Em ‘Vale Tudo’, Odete Roitman (Debora Bloch) é racista, mas ‘esquece’ a cor da pessoa preta quando ela pode ser útil aos seus planos maquiavélicos.
Manipuladora, a empresária promove uma falsa inclusão: faz o negro se sentir enxergado e valorizado. Acena com dinheiro para convencê-lo a ignorar a ética para cumprir alguma tarefa ilegal ou imoral.
Foi assim com Maria de Fátima (Bella Campos), cooptada para que Odete tivesse controle absoluto sobre o filho Afonso (Humberto Carrão).
O mesmo ocorreu com Luciano (Licínio Januário), o subalterno na TCA que traiu o amigo Ivan (Renato Góes) em troca da promessa de promoção oferecida pela chefe ardilosa.
A secretária Consuelo (Belize Pombal) é aceita pela matriarca dos Roitman por ser eficiente na empresa e funcional quando precisa cumprir missões sigilosas, como espionar Marco Aurélio (Alexandre Nero) e movimentar dinheiro sem registro oficial para pagamentos pessoais de Odete.
Uma das beneficiárias dos depósitos era Nice (Teca Pereira), cuidadora de Leonardo (Guilherme Magon).

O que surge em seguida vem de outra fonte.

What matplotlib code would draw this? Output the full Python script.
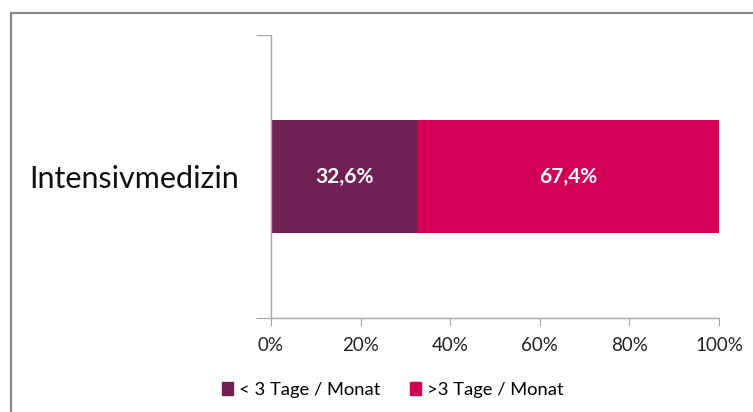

A humilde senhora dedicou 13 anos da vida a guardar o segredo da patroa, sendo maltratada por ela a cada encontro.
Estes quatro negros se tornaram meros objetos utilitários para Odete. Por isso, ela os tolera ou tolerou por perto. Uma relação parecida com a do senhor de engenho branco com o capitão do mato — este, geralmente um preto alforriado que se dedicava a perseguir e capturar escravizados em fuga pela liberdade.
O cidadão negro em busca de ascensão social e econômica, assim como os citados personagens da novela das 21h da Globo, invariavelmente terá de se embrenhar entre brancos controladores de poder.
Muitas vezes, obrigado a amenizar a própria identidade racial a fim de ser aceito e validado.
“Para o homem negro, há apenas um destino. E ele é branco”, escreveu o psiquiatra e filósofo francês Frantz Fanon, autor do clássico ‘Pele Negra, Máscaras Brancas’, de 1952.
Pretos são bem-vindos, até a página 2
‘Vale Tudo’ mostra o que ocorre na sociedade brasileira: a presença do negro é aceitável nos ambientes típicos da classe média e da elite quando ele está a serviço dos interesses do grupo dominante.
Basta o fim da serventia ou alguma provocação de contrariedade para que o branco racista volte a exalar o preconceito pelos poros, como vimos na cena em que Odete Roitman provocou Raquel (Taís Araújo) com o velho gesto de passar o dedo na pele — para indicar pejorativamente a cor escura da rival — quando disse que talvez a cozinheira fosse impedida de sair pela porta da frente do hotel 5 estrelas.
Ou ainda ao oferecer dinheiro para que Fernanda (Ramille) desistisse do interesse amoroso por seu neto Thiago (Pedro Waddington). Aos olhos da ricaça eurocêntrica, a jovem negra de família simples não serviria para o rapaz branco milionário.
Comprovação de que ela só aceitou a entrada de Fátima em sua família porque havia um objetivo importante a ser alcançado. Neste caso, até relativizou a negritude da vigarista. “Ela nem é tão preta assim”, disse.
Chama a atenção que, mesmo racista e inescrupulosa, também arrogante e insensível, Odete Roitman se tornou a personagem mais popular de ‘Vale Tudo’ nas redes sociais. Esta absolvição de comportamento desumano e criminoso — na ficção e na vida real — é puro suco de Brasil.